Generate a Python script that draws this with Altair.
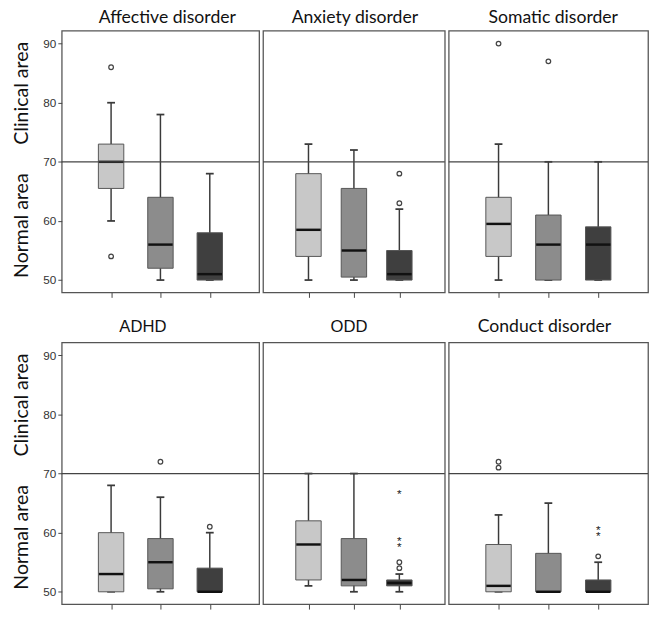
import altair as alt
import pandas as pd

# ---------------- data ----------------
panels = ["Affective disorder", "Anxiety disorder", "Somatic disorder",
          "ADHD", "ODD", "Conduct disorder"]
groups = ["Group 1", "Group 2", "Group 3"]

# per panel, per group
whisker_low = [[60, 50, 50], [50, 50, 50], [50, 50, 50],
               [50, 50, 50], [51, 50, 50], [50, 50, 50]]
q1 = [[65.5, 52, 50], [54, 50.5, 50], [54, 50, 50],
      [50, 50.5, 50], [52, 51, 51], [50, 50, 50]]
median = [[70, 56, 51], [58.5, 55, 51], [59.5, 56, 56],
          [53, 55, 50], [58, 52, 51.5], [51, 50, 50]]
q3 = [[73, 64, 58], [68, 65.5, 55], [64, 61, 59],
      [60, 59, 54], [62, 59, 52], [58, 56.5, 52]]
whisker_high = [[80, 78, 68], [73, 72, 62], [73, 70, 70],
                [68, 66, 60], [70, 70, 53], [63, 65, 55]]

# outliers (circles): panel index, group index, value
out_panel = [0, 0, 1, 1, 2, 2, 3, 3, 4, 4, 5, 5, 5]
out_group = [0, 0, 2, 2, 0, 1, 1, 2, 2, 2, 0, 0, 2]
out_value = [86, 54, 68, 63, 90, 87, 72, 61, 55, 54, 72, 71, 56]

# extreme values (stars)
star_panel = [4, 4, 4, 5, 5]
star_group = [2, 2, 2, 2, 2]
star_value = [67, 59, 58, 61, 60]

threshold = [70]
y_ticks = [50, 60, 70, 80, 90]
side_labels = ["Clinical area", "Normal area"]
side_label_pos = [81.6, 59.2]

# ---------------- styling ----------------
fills = ["#c8c8c8", "#8c8c8c", "#3f3f3f"]
line_col = "#3a3a3a"
widths = [202, 186, 204]
x_padding = [1.32, 1.09, 1.125]
title_dx = [7, 1, 5, -18, -5, -4]
HEIGHT = 268
y_domain = [47.9, 92.2]

rows = []
for p, name in enumerate(panels):
    for g, grp in enumerate(groups):
        rows.append(dict(panel=name, group=grp,
                         lo=whisker_low[p][g], q1=q1[p][g], med=median[p][g],
                         q3=q3[p][g], hi=whisker_high[p][g]))
box_df = pd.DataFrame(rows)
out_df = pd.DataFrame(dict(panel=[panels[i] for i in out_panel],
                           group=[groups[i] for i in out_group],
                           value=out_value))
star_df = pd.DataFrame(dict(panel=[panels[i] for i in star_panel],
                            group=[groups[i] for i in star_group],
                            value=star_value))
thr_df = pd.DataFrame(dict(value=threshold))
side_df = pd.DataFrame(dict(label=side_labels, value=side_label_pos))


def make_panel(p):
    name = panels[p]
    col = p % 3
    first = col == 0
    yscale = alt.Scale(domain=y_domain, nice=False, zero=False)
    if first:
        yaxis = alt.Axis(values=y_ticks, title=None, grid=False, domain=False,
                         tickSize=4, tickColor="#444", labelPadding=2,
                         labelFont="Liberation Sans", labelFontSize=12,
                         labelColor="#333")
    else:
        yaxis = None
    xenc = alt.X("group:N", scale=alt.Scale(type="point", domain=groups,
                                            padding=x_padding[col]),
                 axis=alt.Axis(labels=False, title=None, domain=False,
                               grid=False, tickSize=5, tickColor="#444"))
    bdf = box_df[box_df.panel == name].reset_index(drop=True)
    base = alt.Chart(bdf)
    whisk = base.mark_rule(color=line_col, strokeWidth=1.5).encode(
        x=xenc, y=alt.Y("lo:Q", scale=yscale, axis=yaxis), y2="hi:Q")
    cap_lo = base.mark_tick(color=line_col, size=8, thickness=1.8,
                            opacity=1).encode(
        x=xenc, y=alt.Y("lo:Q", scale=yscale))
    cap_hi = base.mark_tick(color=line_col, size=8, thickness=1.8,
                            opacity=1).encode(
        x=xenc, y=alt.Y("hi:Q", scale=yscale))
    box = base.mark_bar(size=26, stroke="#555", strokeWidth=1).encode(
        x=xenc, y=alt.Y("q1:Q", scale=yscale), y2="q3:Q",
        color=alt.Color("group:N", scale=alt.Scale(domain=groups, range=fills),
                        legend=None))
    med = base.mark_tick(color="#111", size=25, thickness=2.5,
                         opacity=1).encode(
        x=xenc, y=alt.Y("med:Q", scale=yscale))
    thr = alt.Chart(thr_df).mark_rule(color="#444", strokeWidth=1.2).encode(
        y=alt.Y("value:Q", scale=yscale))
    layers = [whisk, cap_lo, cap_hi, box, med, thr]
    odf = out_df[out_df.panel == name].reset_index(drop=True)
    layers.append(alt.Chart(odf).mark_point(
        shape="circle", filled=False, size=22, color="#444", opacity=1,
        strokeWidth=1.3).encode(x=xenc, y=alt.Y("value:Q", scale=yscale)))
    sdf = star_df[star_df.panel == name].reset_index(drop=True)
    if len(sdf):
        layers.append(alt.Chart(sdf).mark_text(
            text="*", font="Liberation Sans", fontSize=12, dy=3,
            color="#222").encode(x=xenc, y=alt.Y("value:Q", scale=yscale)))
    if first:
        layers.append(alt.Chart(side_df).mark_text(
            angle=270, font="Lato", fontSize=20, color="#111",
            baseline="middle", align="center").encode(
            x=alt.value(-41), y=alt.Y("value:Q", scale=yscale),
            text="label:N"))
    if name in ("ADHD", "ODD"):
        tfont, tsize = "Liberation Sans", 17
    else:
        tfont, tsize = "Lato", 18
    top_row = p < 3
    title = alt.TitleParams(name, font=tfont, fontSize=tsize, fontWeight="normal",
                            color="#111", offset=4 if top_row else 7,
                            anchor="middle", dx=title_dx[p])
    return alt.layer(*layers).properties(width=widths[col], height=HEIGHT,
                                         title=title)


row1 = alt.hconcat(*[make_panel(i) for i in range(3)],
                   spacing=0).resolve_scale(color="independent")
row2 = alt.hconcat(*[make_panel(i) for i in range(3, 6)],
                   spacing=0).resolve_scale(color="independent")
chart = alt.vconcat(row1, row2, spacing=18).resolve_scale(
    color="independent").properties(
    padding={"left": 3, "top": -7, "right": 0, "bottom": 0}
).configure_view(stroke="#555", strokeWidth=1.3)

chart.save("out.html", embed_options={"renderer": "svg", "actions": False})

:::::

Description of the task — Please quote the lines of the material, beginning with the first and ending with the one that contains "y_domain = [47.9, 92.2]", exactly as written and without any pictures.

Answer to the exercise —
Generate a Python script that draws this with Altair.
import altair as alt
import pandas as pd

# ---------------- data ----------------
panels = ["Affective disorder", "Anxiety disorder", "Somatic disorder",
          "ADHD", "ODD", "Conduct disorder"]
groups = ["Group 1", "Group 2", "Group 3"]

# per panel, per group
whisker_low = [[60, 50, 50], [50, 50, 50], [50, 50, 50],
               [50, 50, 50], [51, 50, 50], [50, 50, 50]]
q1 = [[65.5, 52, 50], [54, 50.5, 50], [54, 50, 50],
      [50, 50.5, 50], [52, 51, 51], [50, 50, 50]]
median = [[70, 56, 51], [58.5, 55, 51], [59.5, 56, 56],
          [53, 55, 50], [58, 52, 51.5], [51, 50, 50]]
q3 = [[73, 64, 58], [68, 65.5, 55], [64, 61, 59],
      [60, 59, 54], [62, 59, 52], [58, 56.5, 52]]
whisker_high = [[80, 78, 68], [73, 72, 62], [73, 70, 70],
                [68, 66, 60], [70, 70, 53], [63, 65, 55]]

# outliers (circles): panel index, group index, value
out_panel = [0, 0, 1, 1, 2, 2, 3, 3, 4, 4, 5, 5, 5]
out_group = [0, 0, 2, 2, 0, 1, 1, 2, 2, 2, 0, 0, 2]
out_value = [86, 54, 68, 63, 90, 87, 72, 61, 55, 54, 72, 71, 56]

# extreme values (stars)
star_panel = [4, 4, 4, 5, 5]
star_group = [2, 2, 2, 2, 2]
star_value = [67, 59, 58, 61, 60]

threshold = [70]
y_ticks = [50, 60, 70, 80, 90]
side_labels = ["Clinical area", "Normal area"]
side_label_pos = [81.6, 59.2]

# ---------------- styling ----------------
fills = ["#c8c8c8", "#8c8c8c", "#3f3f3f"]
line_col = "#3a3a3a"
widths = [202, 186, 204]
x_padding = [1.32, 1.09, 1.125]
title_dx = [7, 1, 5, -18, -5, -4]
HEIGHT = 268
y_domain = [47.9, 92.2]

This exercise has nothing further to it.